19. If the immigration decision in question is one to make a deportation order or to refuse to revoke a deportation order (i.e. an immigration decision under s.82(2)(j) or (k)), special considerations, albeit somewhat different, also apply: see regulation 8(2) of the 2006 Accession Regulations.
20. Turning then to immigration decisions other than those under s. 82(g), (i), (j) and (k), the position is the same as that which arose in relation to A10 nationals in May 2004 and the approach to be taken now should be the same as taken then by the Tribunal in MH. By virtue of having become EEA nationals, nationals of Bulgaria and Romania are no longer in a situation where they face removal from the United Kingdom unless they pose a threat to public health, public policy or public security. In the absence of such considerations, it would be unlawful for the Secretary of State to seek to act on such a decision. The fact that they do not face removal from the United Kingdom means that appeals by such individuals should therefore be allowed (on EU grounds only) unless they are shown to pose such a threat.

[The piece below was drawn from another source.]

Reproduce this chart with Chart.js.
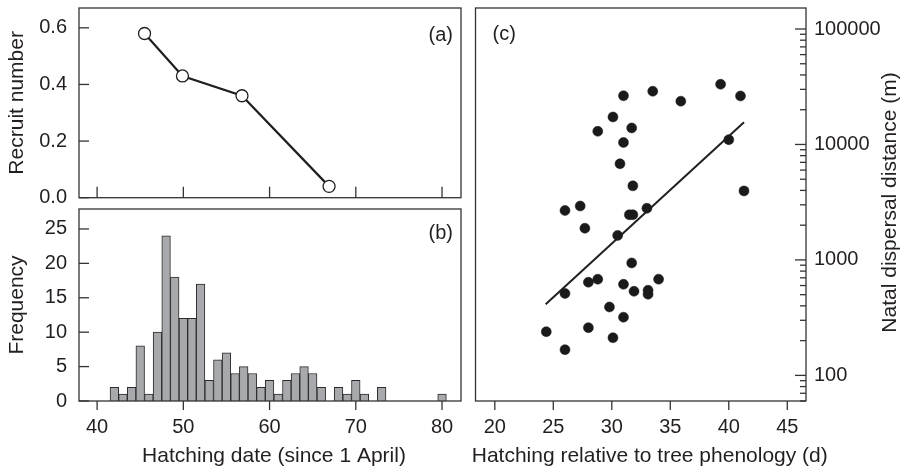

21. In the light of the material change to the legal position of nationals of countries who have since acceded to the EU (the A10 and now Bulgaria and Romania), it is clear that reported decisions on the current AIT list of Country Guideline cases no longer afford current guidance. It is appropriate, therefore, that they be removed from this list. It may be in an unusual case raising issues for example of chain refoulement, that there will still be a role for country guidance cases dealing with member States of the EU, but clearly none of the existing cases dealing with the accession member States fall into that category.
22. For the above reasons:
23. The appeal in this case is allowed.